After 2000, she continued to organise readings – now at the Literaturforum im Brecht-Haus, where she invited Olga Tokarczuk, Adam Zagajewski and Inga Iwasiów. It would be impossible to list all the German-Polish literary events that have taken place in Berlin thanks to her commitment. One of the largest in recent times is the “Unrast” festival, which Danielewicz organised in autumn 2022 together with the renowned Polish journalist Ewa Wanat, who lived in Berlin, in cooperation with the Berliner Literarische Aktion association. The event was attended by 50 writers, translators and moderators from Poland and Germany.
In autumn 2023, Danielewicz moderated seven events for the general public of Berlin and the German-Polish Society in Berlin under the title “Reading what the neighbours write” (Lesen, was die Nachbarn schreiben), at which local Polish writers and writers from Poland presented their works.
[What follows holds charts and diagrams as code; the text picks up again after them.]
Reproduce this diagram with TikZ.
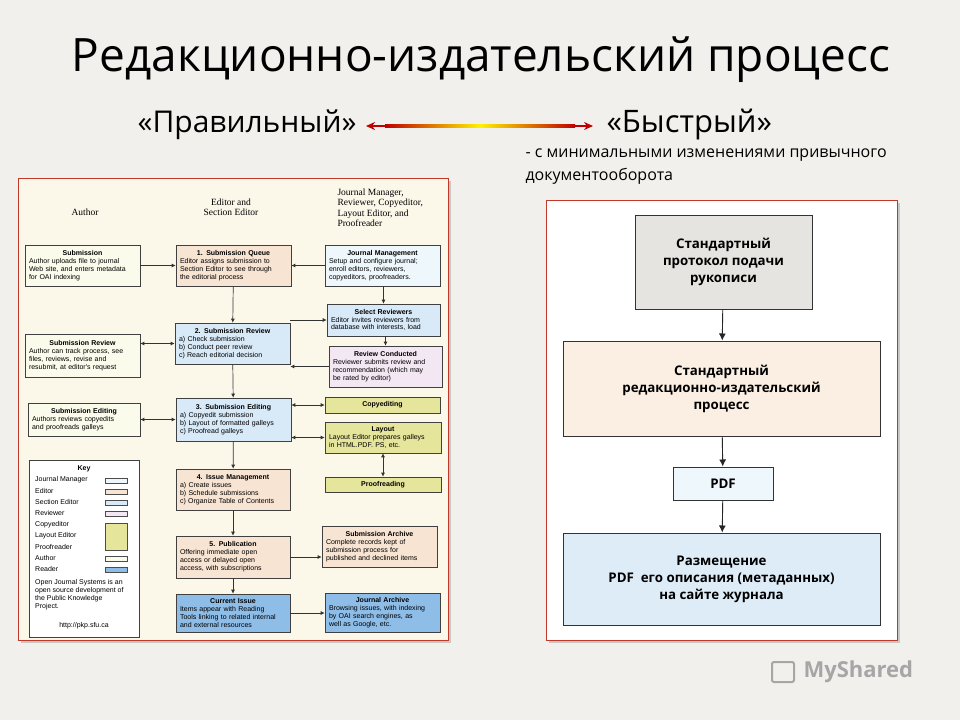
\documentclass[tikz,border=0pt]{standalone}
\usepackage{fontspec}
\setmainfont{Open Sans}
\newfontfamily\arialf{Liberation Sans}
\newfontfamily\serff{Liberation Serif}
\usetikzlibrary{arrows.meta,shadows,calc}
\definecolor{bg}{HTML}{F1F0EC}
\definecolor{frame}{HTML}{C0392B}
\definecolor{cream}{HTML}{FBF8EA}
\definecolor{peach}{HTML}{F8E4D2}
\definecolor{lblue}{HTML}{D8E9F7}
\definecolor{jm}{HTML}{EEF7FB}
\definecolor{lav}{HTML}{F3E7F3}
\definecolor{yel}{HTML}{E6E59C}
\definecolor{rblue}{HTML}{8EBDE8}
\definecolor{auth}{HTML}{FBFBEC}
\tikzset{
 lbox/.style={draw=black!75,line width=0.6pt,inner sep=1pt,inner xsep=4pt,font=\arialf\fontsize{7}{7.9}\selectfont,align=left},
 arr/.style={-{Latex[length=4pt,width=4pt]},line width=0.7pt,black!80},
 darr/.style={{Latex[length=4pt,width=4pt]}-{Latex[length=4pt,width=4pt]},line width=0.7pt,black!80},
 rbox/.style={draw=black!80,line width=1pt,font=\bfseries\fontsize{13.3}{17}\selectfont,align=center},
 rarr/.style={-{Latex[length=7pt,width=7pt]},line width=0.9pt,black!85},
 hdr/.style={font=\serff\fontsize{9.5}{10.5}\selectfont,align=center},
}
\newcommand{\bt}[2]{\makebox[\linewidth][c]{\textbf{#1}}\\#2}
\begin{document}
\begin{tikzpicture}[x=1pt,y=-1pt]
\fill[bg] (0,0) rectangle (960,720);
\useasboundingbox (0,0) rectangle (960,720);
\node[font=\fontsize{46}{52}\selectfont] (title) at (481,60) {Редакционно-издательский процесс};
\node[font=\fontsize{30}{34}\selectfont,anchor=east] (prav) at (360,125) {«Правильный»};
\node[font=\fontsize{31}{34}\selectfont,anchor=west] (byst) at (603,125) {«Быстрый»};
\draw[{Stealth[length=9pt,width=8pt]}-{Stealth[length=9pt,width=8pt]},line width=2.2pt,red!75!black] ($(prav.east)+(6,1)$) -- ($(byst.west)+(-10,1)$);
\shade[left color=red!75!black,right color=red!75!black,middle color=yellow!90!orange] (385,124.8) rectangle (575,127.2);
\node[font=\fontsize{16}{23}\selectfont,anchor=north west,align=left] (sub) at (522,145) {- с минимальными изменениями привычного\\документооборота};

% left panel
\node[draw=frame,line width=0.8pt,fill=cream,minimum width=430pt,minimum height=462pt,drop shadow={opacity=0.35,shadow xshift=3pt,shadow yshift=-3pt}] (lp) at (233,409) {};
\node[hdr] (hA) at (85,212) {Author};
\node[hdr] (hE) at (231,207) {Editor and\\Section Editor};
\node[hdr,align=left,anchor=north west] (hJ) at (334,185) {Journal Manager,\\Reviewer, Copyeditor,\\Layout Editor, and\\Proofreader};

\node[lbox,fill=auth,text width=107pt,minimum height=41pt] (sub1) at (82.5,265.5) {\bt{Submission}{Author uploads file to journal\\Web site, and enters metadata\\for OAI indexing}};
\node[lbox,fill=peach,text width=107pt,minimum height=41pt] (q) at (233.5,265.5) {\bt{1. Submission Queue}{Editor assigns submission to\\Section Editor to see through\\the editorial process}};
\node[lbox,fill=jm,text width=107pt,minimum height=41pt] (jmb) at (382.5,265.5) {\bt{Journal Management}{Setup and configure journal;\\enroll editors, reviewers,\\copyeditors, proofreaders.}};
\node[lbox,fill=lblue,text width=105pt,minimum height=32pt] (sel) at (383.5,320) {\bt{Select Reviewers}{Editor invites reviewers from\\database with interests, load}};
\node[lbox,fill=lav,text width=105pt,minimum height=41pt] (rc) at (385.5,366.5) {\bt{Review Conducted}{Reviewer submits review and\\recommendation (which may\\be rated by editor)}};
\node[lbox,fill=lblue,text width=107pt,minimum height=41pt] (sr) at (232.5,343.5) {\bt{2. Submission Review}{a) Check submission\\b) Conduct peer review\\c) Reach editorial decision}};
\node[lbox,fill=auth,text width=107pt,minimum height=43pt] (asr) at (82.5,355.5) {\bt{Submission Review}{Author can track process, see\\files, reviews, revise and\\resubmit, at editor's request}};
\node[lbox,fill=auth,text width=104pt,minimum height=33pt] (ase) at (84,419.5) {\bt{Submission Editing}{Authors reviews copyedits\\and proofreads galleys}};
\node[lbox,fill=lblue,text width=107pt,minimum height=43pt] (se) at (233.5,419.5) {\bt{3. Submission Editing}{a) Copyedit submission\\b) Layout of formatted galleys\\c) Proofread galleys}};
\node[lbox,fill=yel,text width=107pt,minimum height=16pt,font=\arialf\bfseries\fontsize{7}{7.9}\selectfont,align=center] (ce) at (382.5,405) {Copyediting};
\node[lbox,fill=yel,text width=108pt,minimum height=31pt] (lay) at (383,437.5) {\bt{Layout}{Layout Editor prepares galleys\\in HTML.PDF. PS, etc.}};
\node[lbox,fill=yel,text width=108pt,minimum height=15pt,font=\arialf\bfseries\fontsize{7}{7.9}\selectfont,align=center] (pr) at (383,484.5) {Proofreading};
\node[lbox,fill=peach,text width=106pt,minimum height=41pt] (im) at (233,489.5) {\bt{4. Issue Management}{a) Create issues\\b) Schedule submissions\\c) Organize Table of Contents}};
\node[lbox,fill=peach,text width=106pt,minimum height=42pt] (pub) at (233,557) {\bt{5. Publication}{Offering immediate open\\access or delayed open\\access, with subscriptions}};
\node[lbox,fill=peach,text width=107pt,minimum height=41pt] (sa) at (379.5,546.5) {\bt{Submission Archive}{Complete records kept of\\submission process for\\published and declined items}};
\node[lbox,fill=rblue,text width=106pt,minimum height=38pt] (ci) at (233,613) {\bt{Current Issue}{Items appear with Reading\\Tools linking to related internal\\and external resources}};
\node[lbox,fill=rblue,text width=107pt,minimum height=39pt] (ja) at (382.5,612.5) {\bt{Journal Archive}{Browsing issues, with indexing\\by OAI search engines, as\\well as Google, etc.}};

\draw[arr] (sub1) -- (q);
\draw[arr] (jmb) -- (q);
\draw[arr] (q) -- (sr);
\draw[arr] (jmb.south -| sel) -- (sel);
\draw[arr] (sr.east |- sel) -- (sel.west);
\draw[arr] (sel.south -| rc) -- (rc);
\draw[arr] (rc.west) -- (sr.east |- rc.west);
\draw[darr] (asr.east |- sr) -- (sr.west);
\draw[arr] (sr) -- (se);
\draw[darr] (se.east |- ce) -- (ce.west);
\draw[darr] (se.east |- lay) -- (lay.west);
\draw[darr] (ase) -- (se.west |- ase);
\draw[darr] (lay) -- (pr);
\draw[arr] (se) -- (im);
\draw[arr] (im) -- (pub);
\draw[arr] (pub) -- (sa.west |- pub);
\draw[arr] (pub) -- (ci);
\draw[arr] (ci) -- (ja.west |- ci);

% key
\node[draw=black!75,fill=white,line width=0.6pt,minimum width=110pt,minimum height=177pt] (key) at (84,548.5) {};
\begin{scope}[font=\arialf\fontsize{7}{8.2}\selectfont]
\node[font=\arialf\bfseries\fontsize{7}{7.9}\selectfont] (kt) at (84,469) {Key};
\foreach \t/\yy in {Journal Manager/480,Editor/491,Section Editor/502,Reviewer/513,Copyeditor/525,Layout Editor/536,Proofreader/547,Author/558,Reader/569}
  \node[anchor=west,inner sep=0] at (35,\yy) {\t};
\draw[black!70,fill=jm] (105,478) rectangle (127,483);
\draw[black!70,fill=peach] (105,489) rectangle (127,494);
\draw[black!70,fill=lblue] (105,500) rectangle (127,505);
\draw[black!70,fill=lav] (105,511) rectangle (127,516);
\draw[black!70,fill=yel] (105,523) rectangle (127,550);
\draw[black!70,fill=auth] (105,556) rectangle (127,561);
\draw[black!70,fill=rblue] (105,567) rectangle (127,572);
\node[anchor=north west,align=left,inner sep=0] (kp) at (35,579) {Open Journal Systems is an\\open source development of\\the Public Knowledge\\Project.};
\node (ku) at (84,626) {http://pkp.sfu.ca};
\end{scope}

% right panel
\node[draw=frame,line width=0.8pt,fill=white,minimum width=351pt,minimum height=440pt,drop shadow={opacity=0.35,shadow xshift=3pt,shadow yshift=-3pt}] (rp) at (721.5,420) {};
\node[rbox,fill=black!5!bg,minimum width=177pt,minimum height=94pt] (b1) at (723.5,262) {Стандартный\\протокол подачи\\рукописи};
\node[rbox,fill=peach!60,minimum width=317pt,minimum height=95pt] (b2) at (721.5,388.5) {Стандартный\\редакционно-издательский\\процесс};
\node[rbox,fill=jm,minimum width=100pt,minimum height=33pt] (b3) at (723,483.5) {PDF};
\node[rbox,fill=lblue!85,minimum width=317pt,minimum height=92pt] (b4) at (721.5,579) {Размещение\\PDF\ \ его описания (метаданных)\\на сайте журнала};
\draw[rarr] (b1) -- (b2);
\draw[rarr] (b2) -- (b3);
\draw[rarr] (b3) -- (b4);

\node[font=\bfseries\fontsize{22}{26}\selectfont,text=black!35,anchor=west] (logo) at (800,672) {MyShared};
\draw[black!35,line width=2pt,rounded corners=2pt] (772,662) rectangle (794,682);
\end{tikzpicture}
\end{document}
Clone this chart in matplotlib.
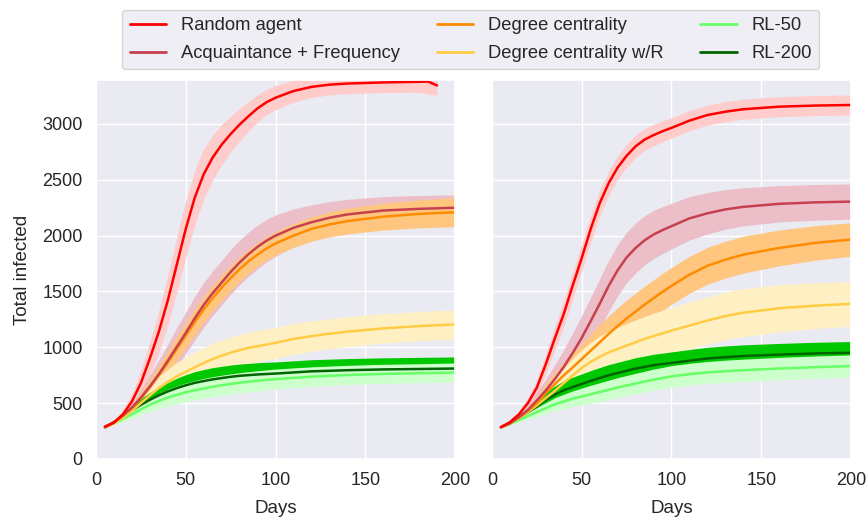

[2] Wisława Szymborska: Der Augenblick. Chwila. Suhrkamp Verlag, Berlin 2005.
[3] Dorota Danielewicz: Jans Weg. Europa Verlag, Munich 2022 (translated from Polish by Antje Ritter-Miller); original: Droga Jana. Wydawnictwo Literackie, Kraków 2020.
Journalism in Polish and German
She owes her contact with the Parisian magazine “Kultura” to the writer Leszek Szaruga. Shortly after a series of readings in Berlin in 1995, Dorota Danielewicz reported on the event in Jerzy Giedroyc’s monthly magazine on his recommendation.[4] A few months later, in spring 1996, she wrote for “Kultura” about the presentation of Polish literature at the Leipzig Book Fair.[5]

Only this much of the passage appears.